The truth is the grim news of the need for changing direction, and the good news of God’s love is one and the same, because, in the very act of sorrow and change, we discover God’s abundant mercy and unfailing love.

We are in the midst of Lent and for these forty days we are focused on changing direction, releasing our anxieties and our insecurities and our desire to take shortcuts on the way to wealth and wellbeing and replacing them with trust and faith and confidence in God who is our Creator and Redeemer. Who is the source of true power and security.

So, I’ve been talking about really big issues – issues that are overwhelming in so many ways. Instead of being overwhelmed, I invite you to see if you can do one thing this week – take one action that flows directly out of your faith and confidence in God. Maybe it will be an act of compassion. Maybe you will tell someone else a story of the difference God’s love makes in your life, or maybe you will do some service for someone else.

You might write a letter to some leader about one of the Millenium Development Goals that we have been reading about each week in our bulletins. You might find out more about how you can help with the Gulf Coast mission trip that the youth will take in June. You might sign up for a half hour of the Interfaith Peace Prayer Vigil that will happen here in late March. You might pledge towards the Access fund, to help open the facilities of this church to those who are handicapped. You might decide to find out more about sandwich making for the Souper Center.
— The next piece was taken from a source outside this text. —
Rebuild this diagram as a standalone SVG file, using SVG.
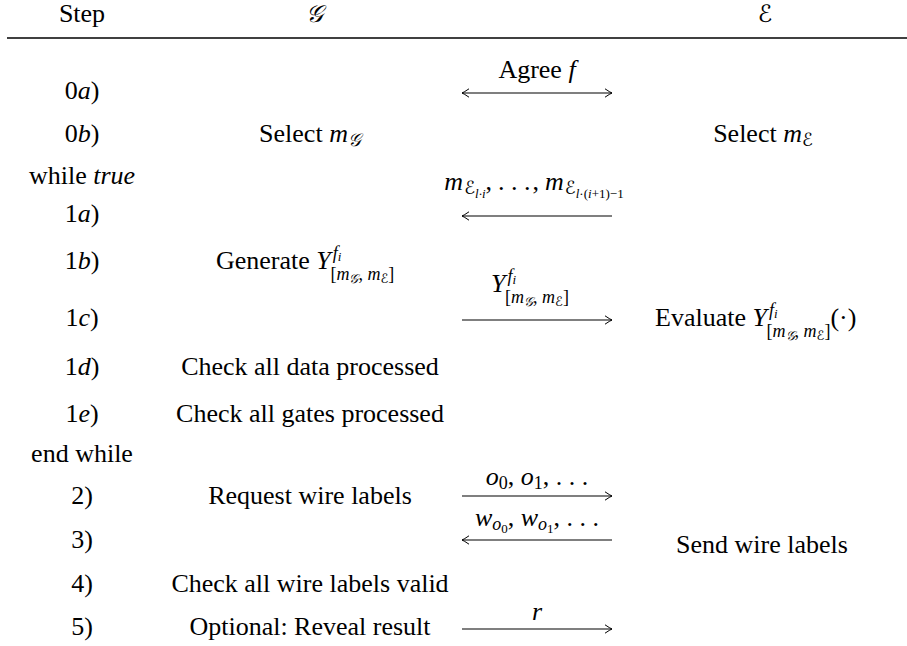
<svg xmlns="http://www.w3.org/2000/svg" width="907" height="646" viewBox="0 0 907 646">
<style>
text{font-family:"Liberation Serif","DejaVu Serif",serif;font-size:26px;fill:#000}
.c{text-anchor:middle}
.i{font-style:italic}
.s1{font-size:18px}
.s2{font-size:13px}
.cal{font-family:"DejaVu Sans","Noto Sans",sans-serif;font-style:italic}
.arr{stroke:#000;stroke-width:1.1;fill:none}
.rule{stroke:#000;stroke-width:1.3}
</style>
<defs>
<marker id="ah" viewBox="-8 -5 10 10" refX="0" refY="0" markerWidth="10" markerHeight="10" markerUnits="userSpaceOnUse" orient="auto-start-reverse">
<path d="M-7,-4.2 Q-2,-0.8 0,0 Q-2,0.8 -7,4.2" fill="none" stroke="#000" stroke-width="1"/>
</marker>
</defs>
<rect width="907" height="646" fill="#fff"/>

<g id="header">
<text class="c" x="82" y="22">Step</text>
<text class="c cal" x="314" y="22" style="font-size:24px">𝒢</text>
<text class="c cal" x="765" y="22" style="font-size:24px">ℰ</text>
<line class="rule" x1="7" y1="38" x2="907" y2="38"/>
</g>

<g id="steps">
<text class="c" x="82" y="99">0<tspan class="i">a</tspan>)</text>
<text class="c" x="82" y="142">0<tspan class="i">b</tspan>)</text>
<text class="c" x="82" y="184">while <tspan class="i">true</tspan></text>
<text class="c" x="82" y="222">1<tspan class="i">a</tspan>)</text>
<text class="c" x="82" y="269">1<tspan class="i">b</tspan>)</text>
<text class="c" x="82" y="326">1<tspan class="i">c</tspan>)</text>
<text class="c" x="82" y="375">1<tspan class="i">d</tspan>)</text>
<text class="c" x="82" y="422">1<tspan class="i">e</tspan>)</text>
<text class="c" x="82" y="462">end while</text>
<text class="c" x="82" y="504">2)</text>
<text class="c" x="82" y="548">3)</text>
<text class="c" x="82" y="592">4)</text>
<text class="c" x="82" y="635">5)</text>
</g>

<g id="g-select"><text class="c" x="310" y="142">Select <tspan class="i">m</tspan><tspan class="s1 cal" dy="4">𝒢</tspan></text></g>
<g id="e-select"><text class="c" x="763" y="142">Select <tspan class="i">m</tspan><tspan class="s1 cal" dy="4">ℰ</tspan></text></g>
<g id="g-generate"><text x="216" y="269">Generate <tspan class="i">Y</tspan><tspan class="s1 i" dx="2" dy="-10">f</tspan><tspan class="s2 i" dy="2">i</tspan><tspan class="s1" dx="-11" dy="19">[</tspan><tspan class="s1 i">m</tspan><tspan class="s2 cal" dy="3">𝒢</tspan><tspan class="s1" dy="-3">, </tspan><tspan class="s1 i">m</tspan><tspan class="s2 cal" dy="3">ℰ</tspan><tspan class="s1" dy="-3">]</tspan></text></g>
<g id="e-evaluate"><text x="655" y="326">Evaluate <tspan class="i">Y</tspan><tspan class="s1 i" dx="2" dy="-10">f</tspan><tspan class="s2 i" dy="2">i</tspan><tspan class="s1" dx="-11" dy="19">[</tspan><tspan class="s1 i">m</tspan><tspan class="s2 cal" dy="3">𝒢</tspan><tspan class="s1" dy="-3">, </tspan><tspan class="s1 i">m</tspan><tspan class="s2 cal" dy="3">ℰ</tspan><tspan class="s1" dy="-3">]</tspan><tspan dy="-11">(·)</tspan></text></g>
<g id="g-check-data"><text class="c" x="310" y="375">Check all data processed</text></g>
<g id="g-check-gates"><text class="c" x="310" y="422">Check all gates processed</text></g>
<g id="g-request"><text class="c" x="310" y="504">Request wire labels</text></g>
<g id="e-send"><text class="c" x="762" y="553">Send wire labels</text></g>
<g id="g-check-valid"><text class="c" x="310" y="592">Check all wire labels valid</text></g>
<g id="g-reveal"><text class="c" x="310" y="635">Optional: Reveal result</text></g>

<g id="connectors">
<line class="arr" x1="462" y1="93" x2="612" y2="93" marker-start="url(#ah)" marker-end="url(#ah)"/>
<text class="c" x="537" y="78">Agree <tspan class="i">f</tspan></text>

<line class="arr" x1="612" y1="216" x2="462" y2="216" marker-end="url(#ah)"/>
<text class="c" x="534" y="190"><tspan class="i">m</tspan><tspan class="s1 cal" dy="4" dx="1">ℰ</tspan><tspan class="s2 i" dy="4">l·i</tspan><tspan dy="-8">,</tspan><tspan dx="6">. . .</tspan><tspan dx="2">,</tspan><tspan class="i" dx="6">m</tspan><tspan class="s1 cal" dy="4" dx="1">ℰ</tspan><tspan class="s2" dy="4"><tspan class="i">l</tspan>·(<tspan class="i">i</tspan>+1)−1</tspan></text>

<line class="arr" x1="462" y1="320" x2="612" y2="320" marker-end="url(#ah)"/>
<text x="491" y="292"><tspan class="i">Y</tspan><tspan class="s1 i" dx="2" dy="-10">f</tspan><tspan class="s2 i" dy="2">i</tspan><tspan class="s1" dx="-11" dy="19">[</tspan><tspan class="s1 i">m</tspan><tspan class="s2 cal" dy="3">𝒢</tspan><tspan class="s1" dy="-3">, </tspan><tspan class="s1 i">m</tspan><tspan class="s2 cal" dy="3">ℰ</tspan><tspan class="s1" dy="-3">]</tspan></text>

<line class="arr" x1="462" y1="496" x2="612" y2="496" marker-end="url(#ah)"/>
<text class="c" x="537" y="485"><tspan class="i">o</tspan><tspan class="s1" dy="4">0</tspan><tspan dy="-4">, </tspan><tspan class="i">o</tspan><tspan class="s1" dy="4">1</tspan><tspan dy="-4">, . . .</tspan></text>

<line class="arr" x1="612" y1="540" x2="462" y2="540" marker-end="url(#ah)"/>
<text class="c" x="537" y="526"><tspan class="i">w</tspan><tspan class="s1 i" dy="4">o</tspan><tspan class="s2" dy="3">0</tspan><tspan dy="-7">, </tspan><tspan class="i">w</tspan><tspan class="s1 i" dy="4">o</tspan><tspan class="s2" dy="3">1</tspan><tspan dy="-7">, . . .</tspan></text>

<line class="arr" x1="462" y1="629" x2="612" y2="629" marker-end="url(#ah)"/>
<text class="c i" x="537" y="620">r</text>
</g>
</svg>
See what God lays on your heart and follow up with some action. Bear some small piece of fruit this week on behalf of God's kingdom of peace, justice and mercy.

The Rev. Linda Campbell

*Groundwork: Digging Deep for Growth and Change, Lent IIIC

Isaiah invites us:

Ho, everyone who thirsts, come to the waters;

And you that have no money, come, buy and eat!

Come, buy wine and milk without money and without price.

Why do you spend your money for that which is not bread,

And your labor for that which does not satisfy?

Listen carefully to me, and eat what is good, and delight yourselves in rich food.

Incline your ear, and come to me; listen, so that you may live.